Closed dhobern closed 12 months ago
The most obvious may be to derive sample events from the observations. This is not always scientifically sensible, but processing may deliver e.g. detection count, estimated individual count, percentage of marked individuals in detections, even biomass estimates.
Do I understand correctly that these are analysis data derived/calculated from the camera trap data? And if so, that the camera trap data should contain all the elements to make that calculation possible?
I wonder then:
Your opinion on those questions can help to steer what we should recommend in the guide.
Note: image segments can be expressed in Camtrap DP (bboxX, bboxY, bboxWidth, bboxHeight), we should mention that (see #31).
I almost wasted your time with much more extensive rambling comments, but decided to keep things brief. I wanted to avoid suggesting stuff that may make your document unhelpful to the target audience, but here is how I see things these days (partly based on work I'm doing to support plant phenomics data pipelines). In particular, I've learned a lot from how some of the EU projects use the ISA Tools framework (https://isa-tools.org/index.html). Their use is more informative than the documentation or the poorly supported tools.
We can think of a camera trap program as an Investigation with each site being a Study for which we collect Assays. The Investigation is little more than a container for Studies.
A study uses sensors (in our case cameras) to perform an Assay on the environment or feature of interest (a plant, a portion of habitat in front of a camera, etc.).
So our primary Assay is to populate a dataframe representing image acquisition events for the scene under study. For a camera trap, this Assay collects a set of images from the scene. We can document (in metadata) the methods used and the feature of interest (pretty much a location and orientation combined with the threshold trigger metadata).
Now we have a set of images. Our second Assay may be to select objects of interest from the image, or it may directly be to tag the image with a species identification. In both cases, we are applying an Assay to a digital object - it is our feature of interest - and derived new features of interest as new digital objects. This continues as we add processing steps. So we might have a pipeline line this:
This goes far beyond what you should cover in this document, but fully FAIR data would document each of these Assays/steps and allow a user or machine to understand the source and character of the Sample Events or the Population Estimate.
I hope such complexity could be recorded in the new data model. But I think it makes sense for us in advance to be considering how we can ensure we have all the information our future selves would love to have in relation to each study.

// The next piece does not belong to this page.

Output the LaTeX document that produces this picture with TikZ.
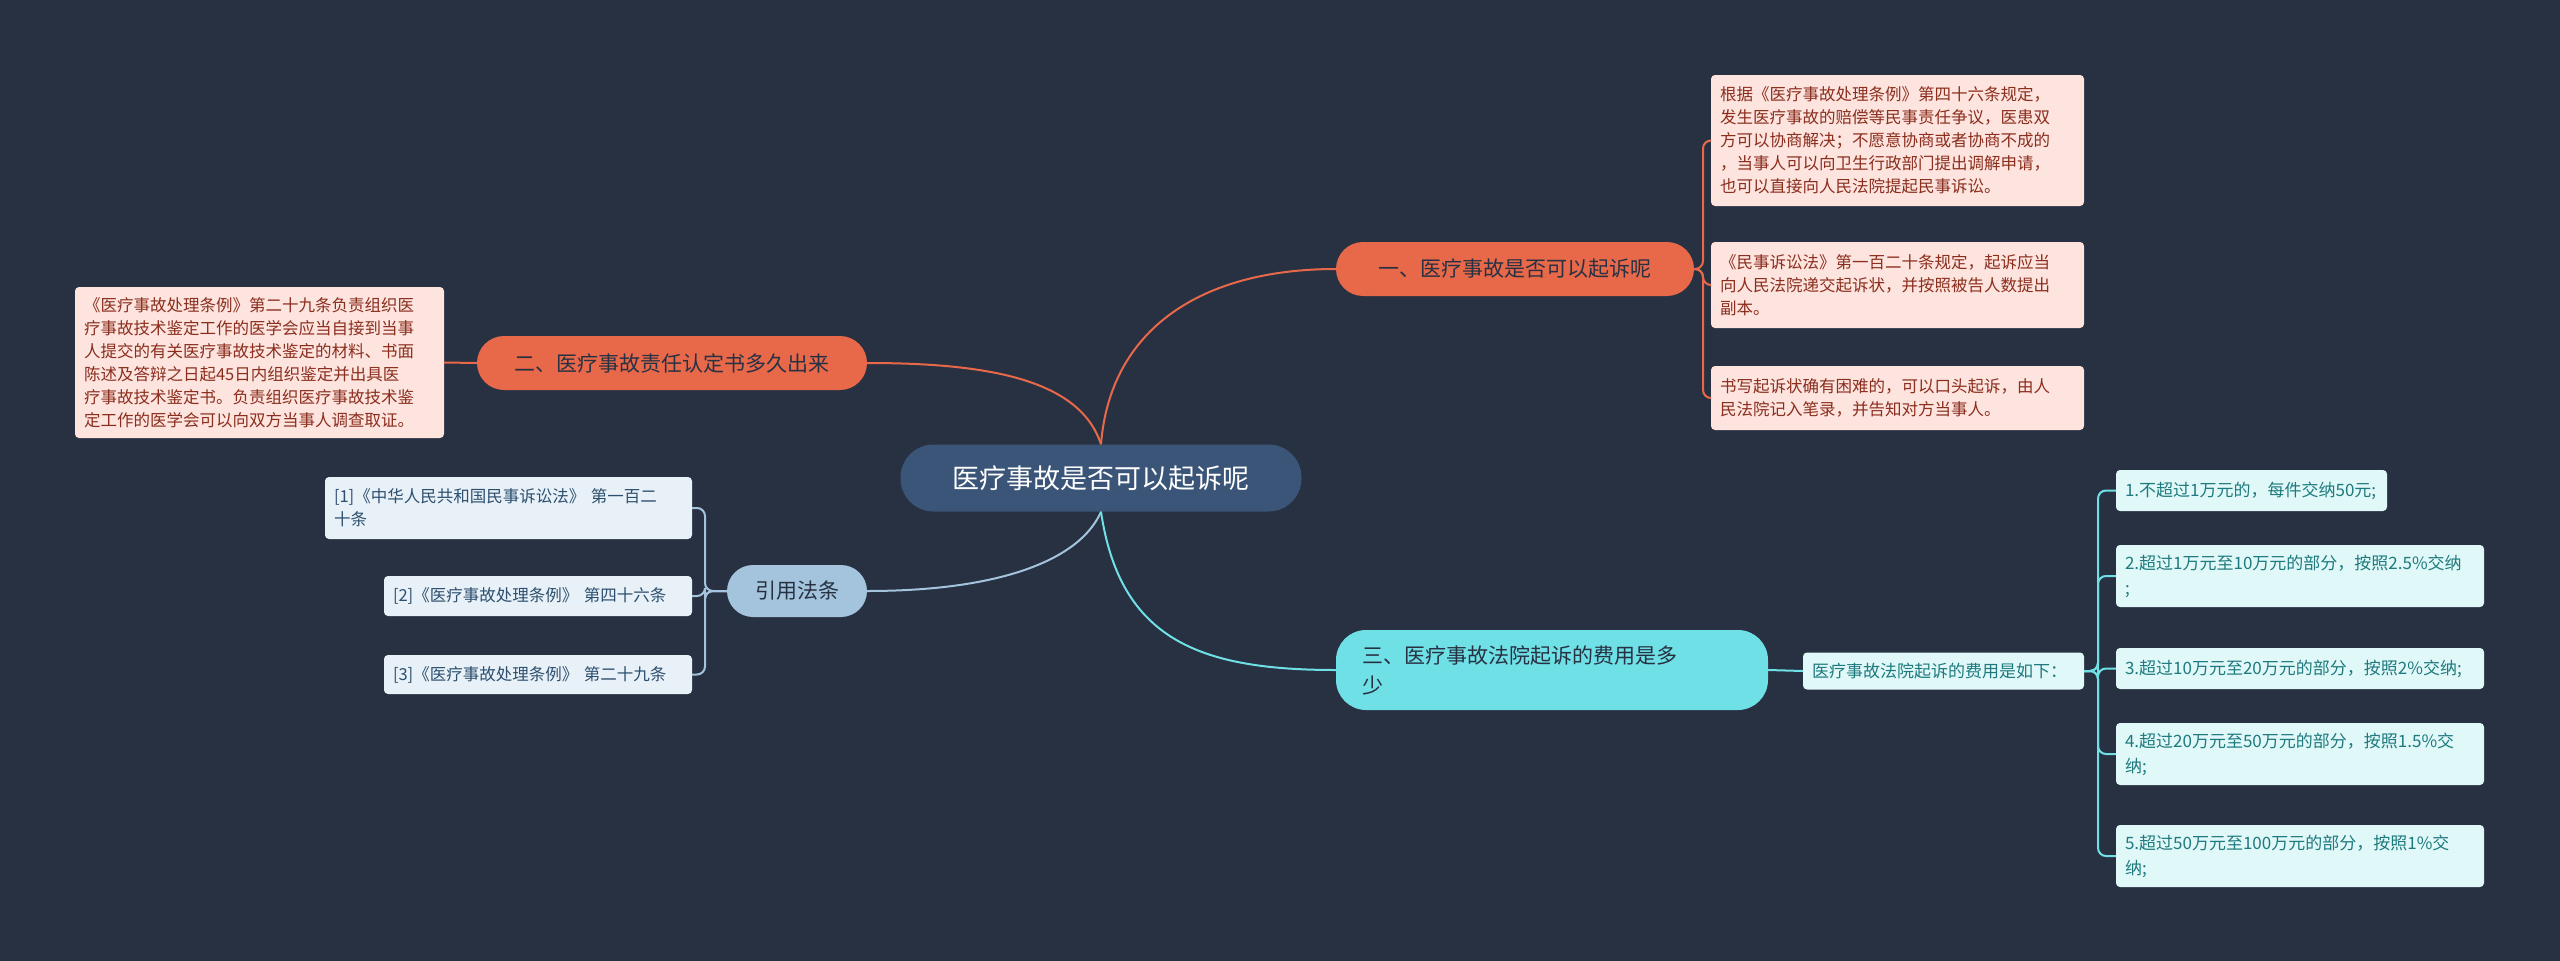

Machine observations collected using standard protocols could be so valuable, but their interoperability may be limited by sloppy choices now.
Thanks for the note on bbox.
I'm still reading some of the more detailed sections of the document and will review the Camera DP aspects to ensure it all makes sense with my use cases in mind.
Here are a number of camera-based monitoring methods I heard mentioning (in the last weeks) that we did not consider when writing this guide:
I think we should update the guide (title, introduction) to mention which ones are in and out of scope. Personally I would keep the scope to fixed-location camera traps, since those can likely be supported by Camtrap DP by adding a few metadata fields to the deployments (e.g. depth, ping @kbubnicki). Supporting moving methods is more complicated, since a deployment in Camtrap DP assumes a fixed location and would get a quite a lot more complicated if it didn't.
@dhobern this issue discusses two elements:
Certain camera types that were not mentioned and are considered out of scope (e.g. moving cameras). This is not mentioned in the "What this guide is not about" 56b908c
I'll close this issue, but we can open it again if you think something should be addressed still.
I think there is a fifth type of camera trap data that may be worth separating out from Observations.
In the context of this section, "Observations" seems to equate to detections of a species that can then be turned into species occurrence records. This is generally the first biologically useful output from processing the images.
However, depending on the characteristics of the survey and the goals of the researchers, it may also be possible to produce useful derived data that may be more amenable to statistical analysis. The most obvious may be to derive sample events from the observations. This is not always scientifically sensible, but processing may deliver e.g. detection count, estimated individual count, percentage of marked individuals in detections, even biomass estimates.
I would recommend that best practice would be share both the primary Observations and any derived SampleEvent or other data and to document in metadata how these are related. I know that section 4.3.1 discusses some complications, but this does not need to be an either/or matter. DwC-A is a bottleneck, but considering the structure of the data may assist with longer-term FAIRness.
Depending on the process, it may also be sensible to consider modeling the image segments that relate to the detected organisms. This may be particularly useful if one of the goals is to develop a training dataset for future ML automation of identifications.